Interactive Circuit Breaker Simulator

Configure the circuit breaker thresholds below. Set the failure threshold (how many consecutive failures before the circuit opens), success threshold (how many consecutive successes in Half-Open before the circuit closes), and timeout duration (how long the circuit stays open before testing recovery). Then use the buttons to simulate successful and failed requests, or run an automated simulation with a configurable failure rate.

Circuit Breaker Configuration

State Machine

CLOSED
Failures: 0/5
OPEN
Rejecting all
HALF-OPEN
Testing: 0/3
Total Requests
0
Failure Rate
0%
Trips (Open)
0
Rejected
0
Circuit breaker initialized. State: CLOSED.

The Three States Explained

The circuit breaker is a state machine with three states. Each state has a specific purpose in the failure detection and recovery cycle, and the transitions between states are governed by the thresholds you configure.

Closed (Normal Operation)

The Closed state is normal operation. All requests pass through to the downstream service. The circuit breaker monitors each response and counts consecutive failures. As long as requests succeed or failures stay below the threshold, the breaker remains closed. When the failure count reaches the configured threshold (for example, 5 consecutive failures), the breaker transitions to the Open state. The failure counter resets whenever a successful response is received, so intermittent failures that resolve quickly do not trip the breaker.

Open (Circuit Tripped)

The Open state is the protection mode. All requests are immediately rejected without calling the downstream service. Instead of waiting for a timeout on a service that is known to be failing, the breaker returns a fallback response instantly. This saves resources (threads, connections, CPU), prevents timeout accumulation, and gives the downstream service time to recover without being hammered by retry traffic.
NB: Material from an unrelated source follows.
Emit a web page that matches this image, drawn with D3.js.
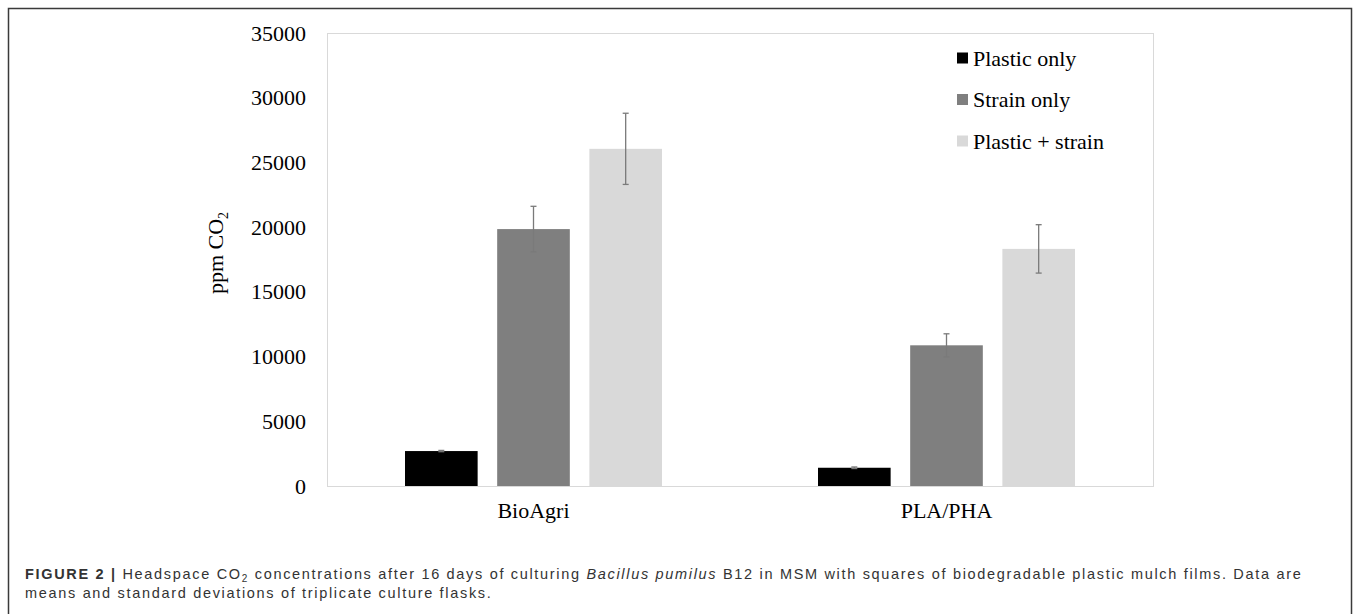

The breaker stays open for the configured timeout duration (for example, 30 seconds), then transitions to Half-Open.

Half-Open (Recovery Testing)

The Half-Open state is the recovery probe. A limited number of test requests are allowed through to check if the downstream service has recovered. If the configured number of consecutive successes is reached (for example, 3 in a row), the breaker transitions back to Closed and normal traffic resumes. If any test request fails, the breaker immediately transitions back to Open for another timeout period. This prevents premature recovery: a service that is still flapping will fail the Half-Open test and stay protected.

State Requests Transition To Trigger
ClosedAll pass throughOpenFailure threshold reached
OpenAll rejectedHalf-OpenTimeout expires
Half-OpenLimited test trafficClosed or OpenSuccess threshold (close) or any failure (open)

Threshold Tuning Guide

The three thresholds determine how sensitive your circuit breaker is to failures and how quickly it recovers. Setting them too low causes false trips on transient errors. Setting them too high lets cascading failures propagate before the breaker activates. Here are guidelines based on service characteristics.

Service Type Failure Threshold Success Threshold Timeout
Fast REST API (<100ms)5 failures3 successes15-30s
Database connection3 failures2 successes30-60s
Third-party API5-10 failures3 successes60-120s
Message queue3 failures2 successes30s
Serverless function10 failures5 successes15s
Legacy system (slow)3 failures3 successes120-300s

The failure threshold should account for your service's normal error rate. If the service returns occasional 500 errors during deployments (1-2 per minute), set the threshold higher than that baseline to avoid false trips. A rolling window approach (50% failure rate over 10 seconds) is often better than consecutive failure counting for services with variable error rates.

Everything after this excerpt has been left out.